Organizations that have clearly defined workflow and business process maps tend to have exceedingly higher employee morale. And, vice versa, employee morale tends to be lower in organizations that don't have those clearly defined roles in the context of the big picture. Why does this relationship exist? Here areas I've picked up on that are influenced by better workflow maps in an organization:
- Recruitment: Better and more committed talent is attracted to organizations with clearly defined roles.
- Mobility: Employees want to stay in organizations where they know they can move in a direction that is more suited to their skills and ambitions.
- Confidence: Employees feel better about what they're doing in their work when they know how it fits in with everything else.
- Turnover: Employees are more likely to stay with organizations when they can see how their work fits in with the whole.
A workflow map is essential for understanding how your business works, but it's quite possibly even more important for making your employees want to show up.

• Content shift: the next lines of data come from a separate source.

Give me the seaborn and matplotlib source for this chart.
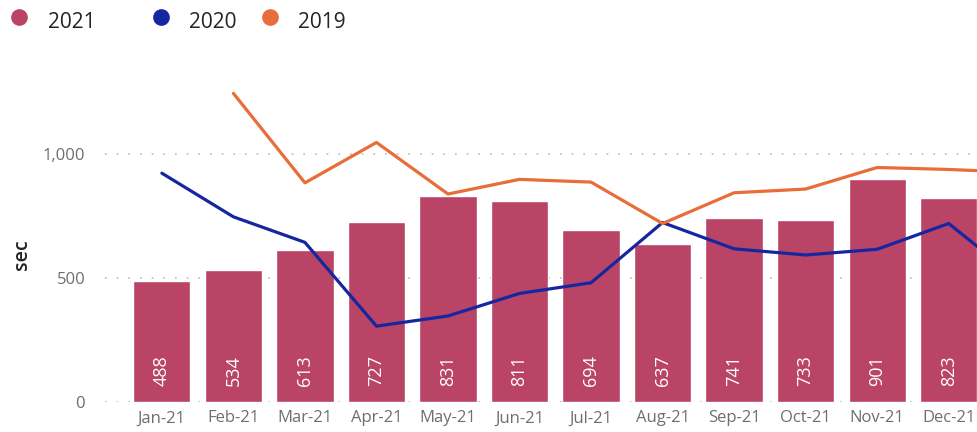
import numpy as np
import pandas as pd
import matplotlib
matplotlib.use("Agg")
import matplotlib.pyplot as plt
from matplotlib.lines import Line2D
import seaborn as sns

# months shown on the axis (the 13th one is cut off at the right edge)
months = ["Jan-21", "Feb-21", "Mar-21", "Apr-21", "May-21", "Jun-21",
          "Jul-21", "Aug-21", "Sep-21", "Oct-21", "Nov-21", "Dec-21", "Jan-22"]
sec_2021 = [488, 534, 613, 727, 831, 811, 694, 637, 741, 733, 901, 823, np.nan]
sec_2020 = [923, 747, 644, 306, 347, 438, 481, 724, 618, 593, 616, 720, 489]
sec_2019 = [np.nan, 1245, 884, 1047, 839, 898, 887, 720, 844, 859, 946, 938, 926]
yticks = [0, 500, 1000]

c21 = "#B94466"
c20 = "#1626A0"
c19 = "#E86D38"
grey = "#6E6E6E"

sns.set_theme(style="white")
plt.rcParams["font.family"] = ["Open Sans", "DejaVu Sans"]

df = pd.DataFrame({"month": months, "y2021": sec_2021,
                   "y2020": sec_2020, "y2019": sec_2019})
df["pos"] = np.arange(len(months))

fig = plt.figure(figsize=(9.78, 4.32), dpi=100)
ax = fig.add_axes([0.107, 0.0694, 0.893, 0.792])

sns.barplot(data=df.dropna(subset=["y2021"]), x="month", y="y2021",
            order=months, color=c21, saturation=1, width=0.8, ax=ax)
sns.lineplot(data=df, x="pos", y="y2020", color=c20, linewidth=2.3,
             estimator=None, sort=False, ax=ax)
sns.lineplot(data=df, x="pos", y="y2019", color=c19, linewidth=2.3,
             estimator=None, sort=False, ax=ax)

# value labels inside the bars
for i, v in enumerate(sec_2021):
    if not np.isnan(v):
        ax.text(i, 66, f"{int(v)}", rotation=90, ha="center", va="bottom",
                color="white", fontsize=13)

ax.set_xlim(-0.8, 11.41)
ax.set_ylim(0, 1380)
ax.set_yticks(yticks)
ax.set_yticklabels([f"{t:,}" for t in yticks])
ax.tick_params(axis="y", colors=grey, labelsize=12, length=0, pad=14)
ax.tick_params(axis="x", colors=grey, labelsize=12, length=0, pad=6)
ax.set_xlabel("")
ax.set_ylabel("sec", fontsize=14, color="#252423", fontweight="semibold")
ax.yaxis.set_label_coords(-0.083, 0.43)
ax.yaxis.grid(True, linestyle=(0, (1, 6)), color="#BBBBBB", linewidth=1.2)
ax.set_axisbelow(True)
sns.despine(ax=ax, left=True, bottom=True)

# legend across the top
for label, col, mx, tx in [("2021", c21, 0.019, 0.049),
                           ("2020", c20, 0.165, 0.193),
                           ("2019", c19, 0.276, 0.305)]:
    fig.add_artist(Line2D([mx], [0.96], marker="o", markersize=11,
                          color=col, linestyle="none",
                          transform=fig.transFigure))
    fig.text(tx, 0.949, label, fontsize=15, color="#252423", va="center")

fig.savefig("out.png", dpi=100)
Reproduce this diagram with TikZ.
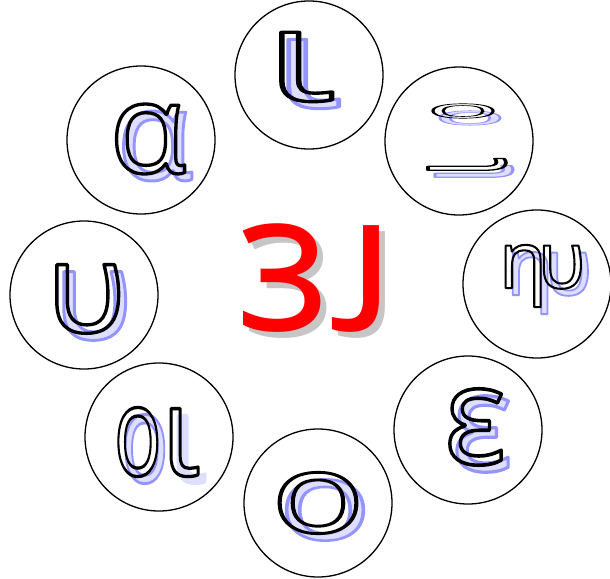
\documentclass[tikz,border=0pt]{standalone}
\usepackage{fontspec}
\newfontfamily\vfont{Open Sans}

% outlined letter and its soft blue shadow (text render modes)
\newcommand\outl[1]{{\color{black}\special{pdf:literal direct 1 Tr 3.4 w 1 j}#1\special{pdf:literal direct 0 Tr}}}
\newcommand\shad[1]{{\color{blue!13}\special{pdf:literal direct 0.58 0.58 1 RG 2 Tr 3 w 1 j}#1\special{pdf:literal direct 0 Tr}}}
\newcommand\vowel[4]{%
  \node[glyph,#3] at ([shift={(7,7)}]#2) {\shad{#4}};
  \node[glyph,#3] (#1) at (#2) {\outl{#4}};%
}

\begin{document}
\begin{tikzpicture}[
    x=1pt, y=-1pt,
    ring/.style={
        circle,
        draw,
        line width=1.3pt,
        minimum size=148pt
      },
    glyph/.style={
        inner sep=0pt,
        font=\vfont\fontsize{130}{130}\selectfont
      },
    title/.style={
        inner sep=0pt,
        font=\vfont\fontsize{196}{196}\selectfont
      }
  ]
  \useasboundingbox (0,0) rectangle (610,578);

  \node[ring] (c-iota) at (309,75) {};
  \node[ring] (c-turn) at (459,141) {};
  \node[ring] (c-etau) at (537,284) {};
  \node[ring] (c-eps) at (468,430) {};
  \node[ring] (c-omi) at (318,503) {};
  \node[ring] (c-oi) at (159,437) {};
  \node[ring] (c-ups) at (84,295) {};
  \node[ring] (c-alpha) at (141,140) {};

  \vowel{iota}{300,67}{xscale=1.6, yscale=0.98}{ι}
  \vowel{turn-o}{463,111}{xscale=0.94, yscale=0.2}{ο}
  \vowel{turn-i}{467,166}{rotate=90, xscale=0.38, yscale=1.1}{ι}
  \vowel{etau}{542,276}{xscale=0.6, yscale=0.61}{η\kern-0.12em υ}
  \vowel{eps}{475,427}{xscale=1.0, yscale=1.06}{ε}
  \vowel{omi}{318,503}{xscale=1.2, yscale=0.85}{ο}
  \vowel{oi}{157,442}{xscale=0.87, yscale=0.96}{\scalebox{0.7}[1]{ο}ι}
  \vowel{ups}{86,299}{xscale=1.0, yscale=0.97}{υ}
  \vowel{alpha}{148,139}{xscale=0.97, yscale=0.97}{α}

  % the mirrored diphthong in the middle
  \node[title, text=gray!45, xscale=-1] at (322,284) {ιε};
  \node[title, text=red, xscale=-1] (diph) at (316,278) {ιε};

\end{tikzpicture}
\end{document}
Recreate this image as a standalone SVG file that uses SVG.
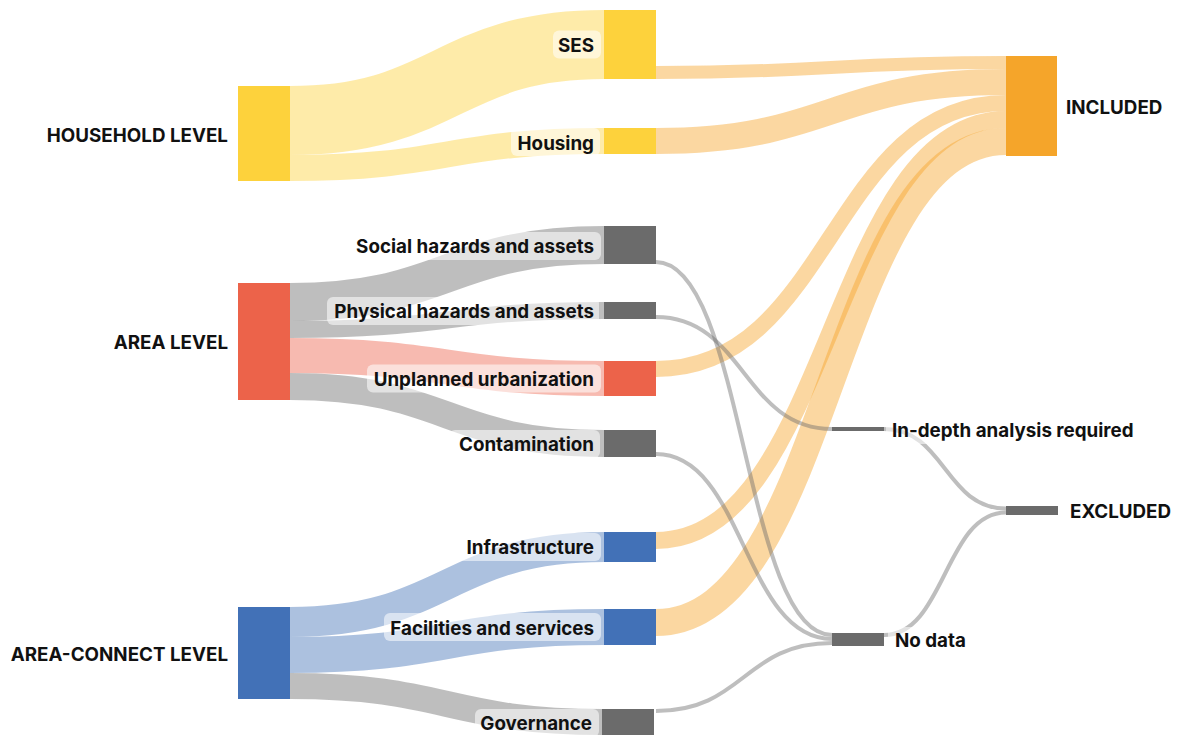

On the May 30 episode of my Lykken on Lending podcast, I spent a few minutes discussing my observations on why some businesses succeed while others fail. In my time as a consultant, I've run into many different scenarios with leaders that caused organizations to lean one way or the other. But one of the most common problems I encounter is that organizations that are failing often don't solid workflow maps. Of course, there are all kinds of problems that come from not understanding how your processes fit together, but one of the biggest consequences I've noticed isn't one that's immediately apparent: the effect on employee morale.